As the founder Tapity, a tiny Apple Design Award winning app company, I am constantly searching the App Store for app design inspiration. In my search, I’ve noticed that some apps are ugly, some apps are pretty, but some apps are in a category of their own: they think different. This post highlights some amazing apps that broke new ground in interface design. These apps cause us to think of our phones in a whole new way and open our minds to the endless interface possibilities that are available to us with touch and the plethora of sensors that come equipped on every iPhone sold.
Clear shocked us with a nearly buttonless, fully gesture-based interface.

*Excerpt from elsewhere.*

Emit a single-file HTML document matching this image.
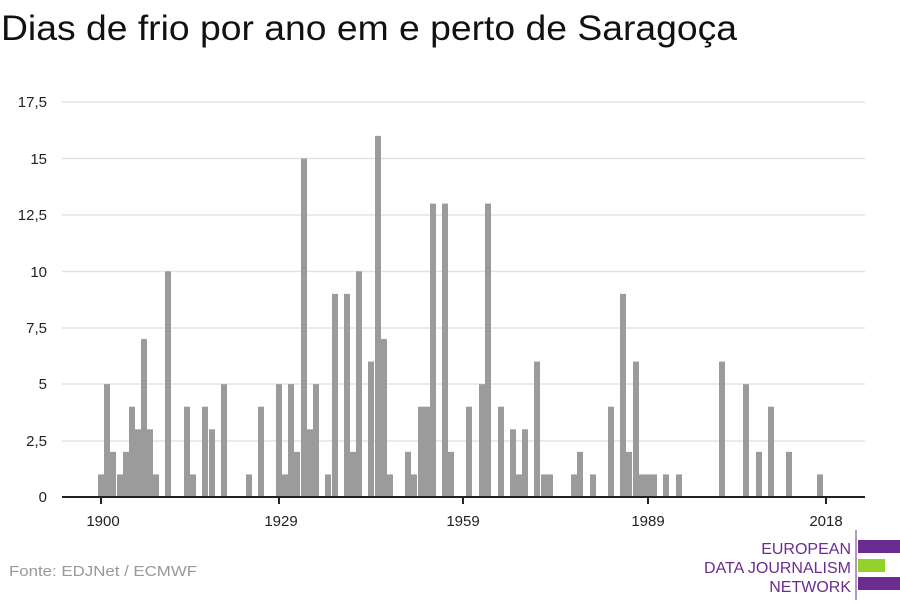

Despite some usability and accessibility issues, Clear’s directly-manipulatable, minimal interface inspires us to explore how gestures can supplement or replace buttons to create a more satisfying experience.
Path’s user interface innovations include a unique and engaging sign-up experience, some gesture navigation shortcuts, a neat fly-out menu to quickly add content, and a timestamp that fades in only when you scroll to keep the main interface as minimal as possible.
Sparrow borrows some tricks from other apps (pull to refresh, sidebar navigation, and others) and applies and extends them in a way that puts the default Mail app to shame.
Tracking your weight is tedious but Weightbot makes it fun. Weightbot was one of the first apps that showed us that even utilitarian apps could be infused with personality in a way that creates an extremely enjoyable user experience. The interface is counter-intuitive by design since fiddling around with the beeping and clicking interface is half the fun.
Despite it’s faults, we have to hand it to the Facebook app for introducing a clever navigation paradigm that is now used in numerous apps: slide-out navigation. Apple’s default tab-based navigation is great when users switch tabs a lot but a lot of apps don’t require frequent switching between the app’s main screens. As such an app, Facebook decided to tuck the main navigation away in a sidebar, accessed easily via a button or swipe.
One of Apple’s lesser known apps, Cards, makes creating and sending physical postcards to loved ones an intuitive and curiously fun experience. The content is the interface. Nothing stands between you and the card you are creating. Tap the placeholder text or images and the app zooms in, allowing you to edit them directly. Tap the “outside” tab and the card folds to show the outside. There’s no “recipient” screen; you choose the recipient on the front of the envelope, just like in the real world. Cards takes “What You See Is What You Get” to a whole new level.
Some times its not the big things that inspire, it’s all the little things put together. An exercise in minimalism and polish, Reeder 3 exemplifies that. Shawn Blanc’s excellent review of the new version shows just how much care went into refining all the little details and interactions that make this version such a delight to use.
There are numerous other examples. Tweetie (now Twitter) gave us pull-to-refresh, RedLaser made the iPhone a product scanner, Starwalk made it a interactive telescope, Ocarina transformed it into an instrument, and Classics made us think twice about what an eBook really could be.
Though these interfaces are inspiring, mislead “innovation” can easily turn into a usability quagmire. If you are going to break user interface conventions in the name of innovation, be sure to understand why those conventions exist and always engage in a healthy dose of usability testing to make sure your innovations are clicking with real people. That said, get inspired; we have only scratched the surface of the kind of interfaces we can build for mobile.